The cutter itself performs its test cut OK. I'm sure its a setting issue rather than hardware fault.

Current settings are as follows:

Laptop (Windows 7)
USB Serial Port (COM3)
BPS 9600
DATA BITS 8
PARITY None
STOP BITS 1
FLOW CONTROL Hardware

SignBlazer Elements 6.0.2.1
OUTPUT DEVICE Blazer.COM3 - USB Serial Port
BAUD RATE 9600
DATA BITS 8
PARITY None
STOP BITS 1
FLOW CONTROL Hardware

I have tried all the USB ports on the laptop with the same result.


----------



## Ripgroove (Feb 4, 2012)

Have also just eliminated dodgy cables by trying another set with the same results.


----------



## johnnykcr (Jan 5, 2012)

Try to install SignBlazer or change to other version, also change the pot also try to use USB port and see how it goes.


----------



## reeceb36 (May 2, 2012)

change usb port first, as your setting you are using are OK, make sure you use ct630.
if not try a different type of software just to see if its sign blazer playing up.


----------



## signzworld (Jun 13, 2012)

if you delete the driver and re-install, just make sure you change flow control to "hardware" after as the cutters can play up if not changed.

you could try using 9600/ 19200/ 38400 baud rates.

i have tryed on all and they all work in sign blazer elements.

if not try download 7 day free trail of signcutpro, see if it is the cutter playing up or the software.

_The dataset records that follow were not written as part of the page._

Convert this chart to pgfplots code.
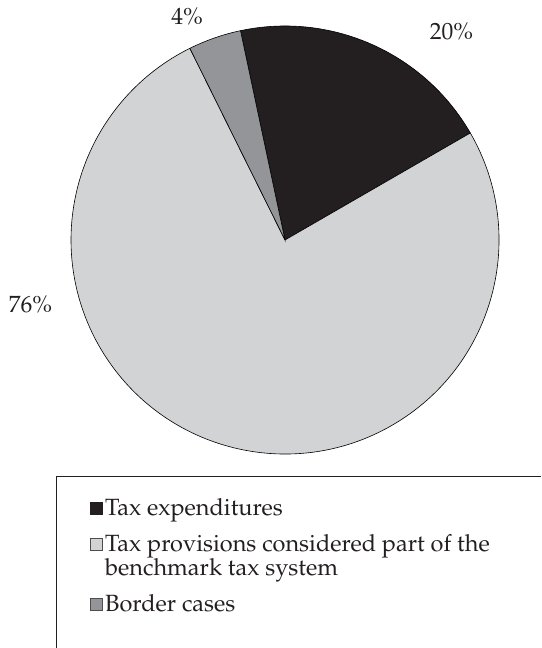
\documentclass[border=0pt]{standalone}
\usepackage[T1]{fontenc}
\usepackage{mathpazo}
\usepackage{pgfplots}
\usepackage{pgfplotstable}
\pgfplotsset{compat=1.18}
\definecolor{texp}{HTML}{231F20}
\definecolor{tprov}{HTML}{D1D3D4}
\definecolor{border}{HTML}{939598}
\definecolor{txt}{HTML}{231F20}

\pgfplotstableread{
share
20
76
4
}\piedata
\pgfplotstablegetelem{0}{share}\of\piedata \edef\sA{\pgfplotsretval}
\pgfplotstablegetelem{1}{share}\of\piedata \edef\sB{\pgfplotsretval}
\pgfplotstablegetelem{2}{share}\of\piedata \edef\sC{\pgfplotsretval}
\pgfmathsetmacro\aZero{102}
\pgfmathsetmacro\aOne{\aZero-3.6*\sA}
\pgfmathsetmacro\aTwo{\aOne-3.6*\sB}
\pgfmathsetmacro\aThree{\aTwo-3.6*\sC}

\newcommand\lblfont{\fontsize{23.5}{24}\selectfont}
\newcommand\legfont{\fontsize{23.5}{24}\selectfont}

\begin{document}
\begin{tikzpicture}
\begin{axis}[
  width=541pt, height=648pt, scale only axis,
  xmin=0, xmax=541, ymin=0, ymax=648,
  hide axis, clip=false,
]
% picture frame (invisible, sets bounding box)
\path (axis cs:0,0) rectangle (axis cs:541,648);
% pie slices
\filldraw[overlay, fill=texp, draw=black, line width=0.6pt]
  (axis cs:285,408) -- ++(\aZero:214pt) arc[start angle=\aZero, end angle=\aOne, radius=214pt] -- cycle;
\filldraw[overlay, fill=tprov, draw=black, line width=0.6pt]
  (axis cs:285,408) -- ++(\aOne:214pt) arc[start angle=\aOne, end angle=\aTwo, radius=214pt] -- cycle;
\filldraw[overlay, fill=border, draw=black, line width=0.6pt]
  (axis cs:285,408) -- ++(\aTwo:214pt) arc[start angle=\aTwo, end angle=\aThree, radius=214pt] -- cycle;
% data labels
\node[anchor=base, text=txt, font=\lblfont, inner sep=0pt] at (axis cs:187,623) {4\%};
\node[anchor=base, text=txt, font=\lblfont, inner sep=0pt] at (axis cs:451.5,608) {20\%};
\node[anchor=base, text=txt, font=\lblfont, inner sep=0pt] at (axis cs:30.5,335.3) {76\%};
% legend frame
\draw[overlay, color=txt, line width=1pt] (axis cs:541,171) -- (axis cs:56,171) -- (axis cs:56,0);
% legend entries
\filldraw[fill=texp, draw=txt, line width=0.5pt] (axis cs:89.8,133.6) rectangle (axis cs:102.2,146.2);
\filldraw[fill=tprov, draw=txt!80, line width=0.5pt] (axis cs:89.8,97.6) rectangle (axis cs:102.2,110.2);
\filldraw[fill=border, draw=txt!80, line width=0.5pt] (axis cs:89.8,37.6) rectangle (axis cs:102.2,50.2);
\node[anchor=base west, text=txt, font=\legfont, inner sep=0pt] at (axis cs:105,132.3) {Tax expenditures};
\node[anchor=base west, text=txt, font=\legfont, inner sep=0pt] at (axis cs:105,96.3) {Tax provisions considered part of the};
\node[anchor=base west, text=txt, font=\legfont, inner sep=0pt] at (axis cs:105,72.3) {benchmark tax system};
\node[anchor=base west, text=txt, font=\legfont, inner sep=0pt] at (axis cs:105,36.3) {Border cases};
\end{axis}
\end{tikzpicture}
\end{document}
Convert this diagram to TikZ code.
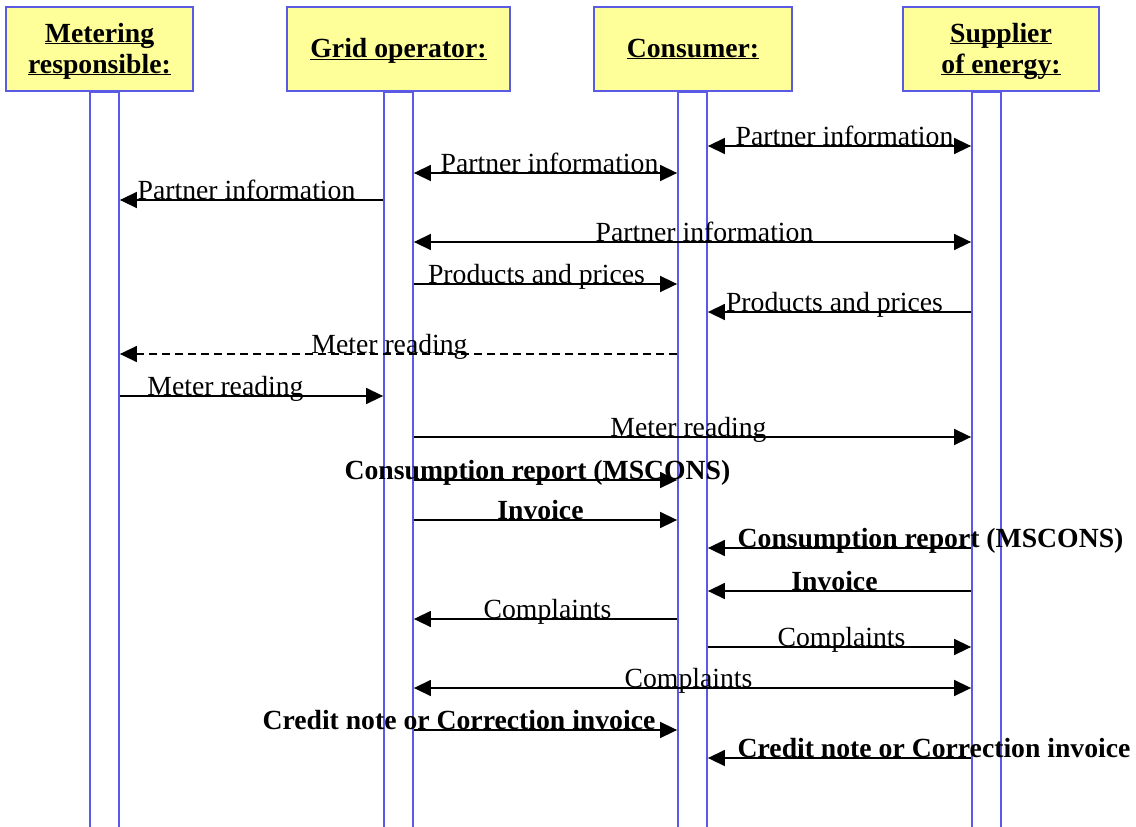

if you still haven't sorted pm me and i could have a look at your setting for you?

Signworldz


----------



## stanceaddictz (Apr 7, 2016)

Hi there guys, 

I have a pcut ctno630

I use corel draw x5 and singzwolrd plugin beta21

I have had the setup for about 3 weeks and it took a long time to get it working but it worked great for the past week, cut quite a lot of stuff and used an array of settings (just cutting heights etc)

BUT

It has stopped talking to the cutter completely, test works fine, it sets u to the 'online' mode fine and sinzworld opens correctly but it simply loads (gree bar completes) on com8, i have tried a few options but I am lost and we have a bloody back order for friday now that we cannot complete -how did people sort this issue??? I need this working ASAP

PLEASE PLEASE HELP... i need to get this working very very soon, thanks in advance


----------



## dcbevins (Jul 31, 2011)

Try deleting the com port in device manager and rebooting. This will make Windows rediscover the device and reallocate resources. Windows also might have reassigned it from COM 8 to something else. Windows will do this from time to time if you add or remove devices trying to manage any resource conflicts. Again, look in device manager to see if COM 8 is now COM 3 or something.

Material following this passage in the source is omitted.